Now, around 18 months later, I have baked something like 100 loaves of bread. Which is nothing, really. I usually make big round loaves inside my Dutch oven, though I also bake longer loaves on my baking steel, and I’ve made baguettes a few times. They are, so far, tasty but ugly.
I’ve purchased special equipment, and filled the cupboard with six kinds of flour. I’ve cadged a second starter from David Blaine, chef and owner of Central Food, which makes excellent breads. And I have woven bread-making into my life as a writer in a way that I could not have foreseen – my most productive writing hours are often spent taking breaks to fold or proof dough, then returning to the prose on the screen to see how the fermentation there is going.
I’m far from an expert. At best, I’m an enthusiast: eager, clumsy, awkward, persistent. I have a friend who creates the most beautiful loaves, artistically scored and shaped and made with creative, unexpected additions like turmeric. By comparison, mine are straightforward and rugged.
I have another friend who bakes molasses and rye loaves that look like something from a Russian banquet table. I have tended to make simple loaves of mostly white flour, with rye and wheat added in different amounts at different times to see what works.
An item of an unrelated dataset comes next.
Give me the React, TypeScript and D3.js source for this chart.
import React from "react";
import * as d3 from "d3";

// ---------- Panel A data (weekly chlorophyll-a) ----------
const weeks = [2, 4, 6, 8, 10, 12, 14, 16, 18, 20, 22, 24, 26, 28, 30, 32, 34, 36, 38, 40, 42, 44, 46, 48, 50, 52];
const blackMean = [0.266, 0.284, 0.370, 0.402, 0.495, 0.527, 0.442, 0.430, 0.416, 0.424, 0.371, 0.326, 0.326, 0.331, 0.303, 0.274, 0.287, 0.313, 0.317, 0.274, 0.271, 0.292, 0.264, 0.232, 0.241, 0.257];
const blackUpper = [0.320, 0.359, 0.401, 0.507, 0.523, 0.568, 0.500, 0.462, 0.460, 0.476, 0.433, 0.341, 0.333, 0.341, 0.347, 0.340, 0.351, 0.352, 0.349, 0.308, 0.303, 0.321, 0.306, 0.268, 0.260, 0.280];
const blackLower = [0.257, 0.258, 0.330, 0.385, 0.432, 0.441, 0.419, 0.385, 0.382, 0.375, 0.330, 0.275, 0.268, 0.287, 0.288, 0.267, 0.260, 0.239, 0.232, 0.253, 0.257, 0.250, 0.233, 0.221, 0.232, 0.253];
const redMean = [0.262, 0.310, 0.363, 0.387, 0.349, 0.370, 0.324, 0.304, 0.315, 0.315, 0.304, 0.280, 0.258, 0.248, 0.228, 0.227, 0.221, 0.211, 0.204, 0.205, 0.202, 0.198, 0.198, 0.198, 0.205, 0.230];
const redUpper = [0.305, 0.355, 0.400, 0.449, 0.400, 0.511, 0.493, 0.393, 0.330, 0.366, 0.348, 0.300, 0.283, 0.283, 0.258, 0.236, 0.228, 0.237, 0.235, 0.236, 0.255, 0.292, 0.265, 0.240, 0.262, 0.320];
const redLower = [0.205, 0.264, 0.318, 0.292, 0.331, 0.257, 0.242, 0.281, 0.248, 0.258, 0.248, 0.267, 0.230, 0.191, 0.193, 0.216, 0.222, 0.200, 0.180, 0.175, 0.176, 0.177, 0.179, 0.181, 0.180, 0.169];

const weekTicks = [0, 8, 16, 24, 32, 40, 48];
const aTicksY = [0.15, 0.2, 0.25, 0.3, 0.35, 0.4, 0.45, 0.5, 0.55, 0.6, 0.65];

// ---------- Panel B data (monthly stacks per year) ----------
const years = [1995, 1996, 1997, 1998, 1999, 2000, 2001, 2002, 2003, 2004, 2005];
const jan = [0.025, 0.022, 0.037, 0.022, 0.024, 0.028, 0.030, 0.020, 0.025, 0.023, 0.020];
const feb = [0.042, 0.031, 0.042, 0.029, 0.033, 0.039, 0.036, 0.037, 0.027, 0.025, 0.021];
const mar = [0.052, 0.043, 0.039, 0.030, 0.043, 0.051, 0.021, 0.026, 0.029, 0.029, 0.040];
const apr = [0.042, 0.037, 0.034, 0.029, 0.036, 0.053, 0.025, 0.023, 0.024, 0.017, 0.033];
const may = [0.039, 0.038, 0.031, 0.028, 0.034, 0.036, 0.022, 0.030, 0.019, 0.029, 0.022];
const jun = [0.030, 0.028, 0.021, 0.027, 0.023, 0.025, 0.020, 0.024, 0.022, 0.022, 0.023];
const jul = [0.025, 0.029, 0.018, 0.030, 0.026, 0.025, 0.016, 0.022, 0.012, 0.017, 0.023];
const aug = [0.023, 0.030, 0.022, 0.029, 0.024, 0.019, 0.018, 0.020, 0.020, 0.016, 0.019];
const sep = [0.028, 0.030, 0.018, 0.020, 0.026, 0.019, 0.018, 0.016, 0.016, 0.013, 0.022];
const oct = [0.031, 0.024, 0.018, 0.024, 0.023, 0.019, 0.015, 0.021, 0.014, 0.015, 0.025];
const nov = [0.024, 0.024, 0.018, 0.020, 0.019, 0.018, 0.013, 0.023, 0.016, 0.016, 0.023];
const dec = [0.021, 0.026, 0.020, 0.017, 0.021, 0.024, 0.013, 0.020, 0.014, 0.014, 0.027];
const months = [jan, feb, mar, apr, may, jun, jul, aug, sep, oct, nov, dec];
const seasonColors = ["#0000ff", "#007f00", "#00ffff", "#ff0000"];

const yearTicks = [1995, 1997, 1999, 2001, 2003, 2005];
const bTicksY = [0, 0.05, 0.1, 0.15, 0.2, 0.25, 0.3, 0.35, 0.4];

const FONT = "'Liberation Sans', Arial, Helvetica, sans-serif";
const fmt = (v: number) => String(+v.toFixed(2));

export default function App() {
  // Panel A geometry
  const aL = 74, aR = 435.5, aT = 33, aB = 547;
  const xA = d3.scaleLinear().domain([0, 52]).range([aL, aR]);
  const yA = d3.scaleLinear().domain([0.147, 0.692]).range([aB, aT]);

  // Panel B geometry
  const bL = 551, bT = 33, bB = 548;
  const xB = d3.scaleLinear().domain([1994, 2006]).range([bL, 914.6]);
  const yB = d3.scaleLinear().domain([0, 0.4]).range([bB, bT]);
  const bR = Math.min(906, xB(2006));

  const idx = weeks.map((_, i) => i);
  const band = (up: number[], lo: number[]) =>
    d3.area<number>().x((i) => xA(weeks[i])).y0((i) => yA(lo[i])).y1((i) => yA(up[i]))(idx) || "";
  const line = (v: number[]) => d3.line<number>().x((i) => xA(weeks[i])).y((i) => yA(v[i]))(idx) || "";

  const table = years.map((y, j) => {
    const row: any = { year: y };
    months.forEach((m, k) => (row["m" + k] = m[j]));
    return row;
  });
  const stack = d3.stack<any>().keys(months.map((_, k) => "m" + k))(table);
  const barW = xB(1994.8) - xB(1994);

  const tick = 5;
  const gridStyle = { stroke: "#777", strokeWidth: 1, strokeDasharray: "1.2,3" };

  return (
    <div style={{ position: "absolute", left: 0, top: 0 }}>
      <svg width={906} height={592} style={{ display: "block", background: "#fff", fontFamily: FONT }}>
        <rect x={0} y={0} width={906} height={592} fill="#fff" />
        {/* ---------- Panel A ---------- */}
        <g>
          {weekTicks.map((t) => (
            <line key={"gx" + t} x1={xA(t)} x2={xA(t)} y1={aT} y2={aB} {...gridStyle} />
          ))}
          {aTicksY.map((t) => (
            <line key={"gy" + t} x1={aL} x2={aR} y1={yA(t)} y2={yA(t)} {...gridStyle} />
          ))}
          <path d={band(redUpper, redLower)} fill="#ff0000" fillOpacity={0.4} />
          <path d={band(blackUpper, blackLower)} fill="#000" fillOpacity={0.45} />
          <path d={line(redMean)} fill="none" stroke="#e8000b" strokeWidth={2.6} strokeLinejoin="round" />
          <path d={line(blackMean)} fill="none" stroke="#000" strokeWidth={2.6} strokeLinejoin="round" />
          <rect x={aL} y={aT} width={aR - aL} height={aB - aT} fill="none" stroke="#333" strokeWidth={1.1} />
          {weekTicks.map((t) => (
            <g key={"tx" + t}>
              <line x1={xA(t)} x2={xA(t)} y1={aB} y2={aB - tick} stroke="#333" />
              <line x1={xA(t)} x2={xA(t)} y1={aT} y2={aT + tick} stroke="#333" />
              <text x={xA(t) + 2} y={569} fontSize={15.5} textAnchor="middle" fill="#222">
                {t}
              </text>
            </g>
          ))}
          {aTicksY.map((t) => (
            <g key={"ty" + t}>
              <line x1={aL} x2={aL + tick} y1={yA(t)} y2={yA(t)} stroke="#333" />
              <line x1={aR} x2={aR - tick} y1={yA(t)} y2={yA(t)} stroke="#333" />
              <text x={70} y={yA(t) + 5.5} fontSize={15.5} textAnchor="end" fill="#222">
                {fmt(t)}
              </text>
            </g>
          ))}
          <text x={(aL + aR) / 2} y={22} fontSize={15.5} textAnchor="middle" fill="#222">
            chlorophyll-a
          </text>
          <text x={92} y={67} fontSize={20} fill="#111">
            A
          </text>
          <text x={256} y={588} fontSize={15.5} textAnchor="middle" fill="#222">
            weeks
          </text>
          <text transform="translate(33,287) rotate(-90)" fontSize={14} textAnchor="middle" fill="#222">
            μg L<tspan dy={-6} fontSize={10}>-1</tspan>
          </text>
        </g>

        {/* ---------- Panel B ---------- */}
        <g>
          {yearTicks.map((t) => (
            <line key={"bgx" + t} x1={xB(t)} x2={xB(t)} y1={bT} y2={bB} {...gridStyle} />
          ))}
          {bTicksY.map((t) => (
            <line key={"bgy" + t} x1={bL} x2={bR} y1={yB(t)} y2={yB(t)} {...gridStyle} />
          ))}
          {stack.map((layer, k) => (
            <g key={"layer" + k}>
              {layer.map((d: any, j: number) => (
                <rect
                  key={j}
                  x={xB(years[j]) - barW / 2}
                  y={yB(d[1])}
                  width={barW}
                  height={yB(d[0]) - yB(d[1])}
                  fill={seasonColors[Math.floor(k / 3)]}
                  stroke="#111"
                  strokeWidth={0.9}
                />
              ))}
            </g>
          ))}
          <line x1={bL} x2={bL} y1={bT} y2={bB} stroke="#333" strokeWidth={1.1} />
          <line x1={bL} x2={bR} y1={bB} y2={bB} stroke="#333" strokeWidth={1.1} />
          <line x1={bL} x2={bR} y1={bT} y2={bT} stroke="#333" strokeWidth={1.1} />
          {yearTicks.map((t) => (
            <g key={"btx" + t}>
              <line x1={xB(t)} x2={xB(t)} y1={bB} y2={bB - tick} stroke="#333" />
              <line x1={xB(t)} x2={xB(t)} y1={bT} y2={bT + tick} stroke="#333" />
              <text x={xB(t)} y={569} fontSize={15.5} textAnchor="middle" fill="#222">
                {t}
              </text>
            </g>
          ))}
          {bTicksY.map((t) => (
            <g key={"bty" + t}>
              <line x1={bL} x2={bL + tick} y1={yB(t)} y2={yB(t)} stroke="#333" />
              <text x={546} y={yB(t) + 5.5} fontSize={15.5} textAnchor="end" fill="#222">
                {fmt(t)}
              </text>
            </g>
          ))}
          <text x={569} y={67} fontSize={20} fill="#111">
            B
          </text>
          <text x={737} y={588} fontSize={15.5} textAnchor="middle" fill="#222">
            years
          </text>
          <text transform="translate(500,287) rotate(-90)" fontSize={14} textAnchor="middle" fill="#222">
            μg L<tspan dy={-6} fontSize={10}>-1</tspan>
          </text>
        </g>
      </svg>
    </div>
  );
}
What I can offer is not baking knowledge so much as baking encouragement: anyone can do it, and it’s worth doing. The pleasures of the process are manifold and rewarding. There is ritual satisfaction in joining the circle again each week, in stoking the starter for a new dough, in watching the time and temperature, in poking a finger into the dough to see when it’s ready, in learning how to adjust and fix errors. I can remember reading all about it before I had done it very much, and I can see now that there are things I know about baking bread that I could only learn by baking a lot of bread.
Like the way it sings to you after you bake it.